Community Plan – San Diego International Airport (SDIA)

Peninsula Community Plan


Homes in Point Loma, more than any other community, face the brunt of impacts from airport operations and though it appears Point Loma may benefit more than any other community from reducing these operations, such a view is at best short-sighted given the development opportunities the entire region can enjoy from a more efficient airport and the transportation network required to serve it.

The San Diego Regional Airport Authority is an enterprise that is focused on making SDIA operations more efficient in order to increase revenue to the city and its private partners. Like the San Diego Unified Port District, the Airport Authority is a public business enterprise (on public lands) that partners with many private businesses for mutual financial benefit. And like the Port, the Airport Authority can be held responsible for the costs of environmental and/or personal harm, just as any other private or public enterprise.

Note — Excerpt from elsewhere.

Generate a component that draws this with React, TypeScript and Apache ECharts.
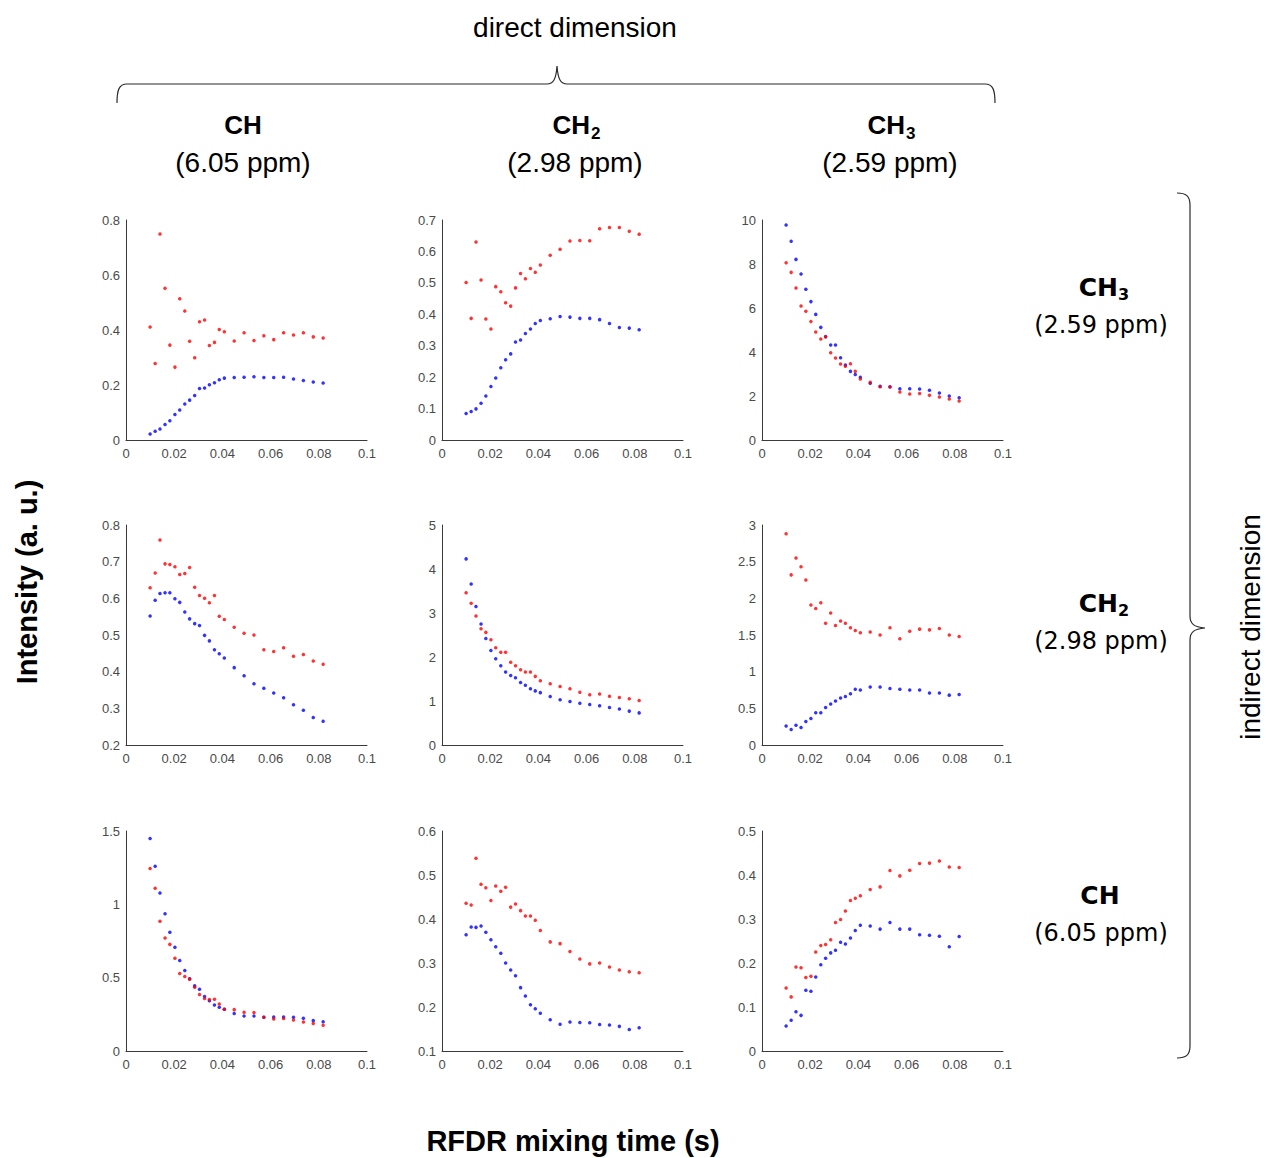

Airport revenue comes to the city at the expense of property values under the flight path of arriving and departing aircraft and from proximity to traffic congestion created by airport users as well as health costs from air pollution and the loss of development potential of land around the airport. Although individual people and property owners in impacted areas pay such costs, a closer analysis will most likely show that constraints on airport operations due to the short single runway and surface access has limited development potential with a loss to the city as well as to employment potential and communities is many times greater than the revenue generated by the airport, especially assuming an alternative is a better and safer experience by airline users.

Some have called SDIA “cute” but it’s also been called an ever-present danger to passengers, pilots and residents of North Park, Mission Hills, Bankers Hill, Downtown, Point Loma and Ocean Beach; a danger that is amplified by the airport’s proximity to a Naval munitions store and the Pacific Fleet aviation fuel depot and more so because of its short runway and manual landing approach, which taken together, have rated SDIA as 1st or 2nd most dangerous airport in the world for pilots and passengers.

In a possibly good way, Lindbergh Field is a museum of 20th Century air technology.

The 3+ million population of San Diego needs a larger, safer airport. We can’t lengthen the runway nor add other runways at SDIA and with development around Camp Elliott and Brown Field, it now appears that we will will have to look to 21st century technology for an airport solution that is also a circulation network for surface transportation needs.

Those who previously promoted moving SDIA’s 20th century technology to Miramar envisioned a Lindbergh Field/SDIA airport relocated to Miramar or to Camp Elliott. With the growth of SD business and residential and commercial lands in the north as far as Temecula, and to the east and south parts of the county, and with the susceptibility of the freeway system to daily failures, SDIA has run its course. For public safety as well as health, welfare, economics and land use efficiency, qualities of an “airport” for a large urban population requires new design criteria and technology.

For example, a system of high speed people-movers, perhaps, Mr. Musk’s, can carry passengers swiftly and comfortably from smaller terminals in population centers in north, east and south county to runways located comfortably distant from population centers. Passengers could check in at local terminals and then travel directly to departure gates at distantly located runways.

21st century airport technology also creates possibilities for economic expansion and location of new residential neighborhoods in places where environmental consideration, renewable energy and less crowding and pollution, while reducing stress-related health problems that result from over-crowding and traffic congestion.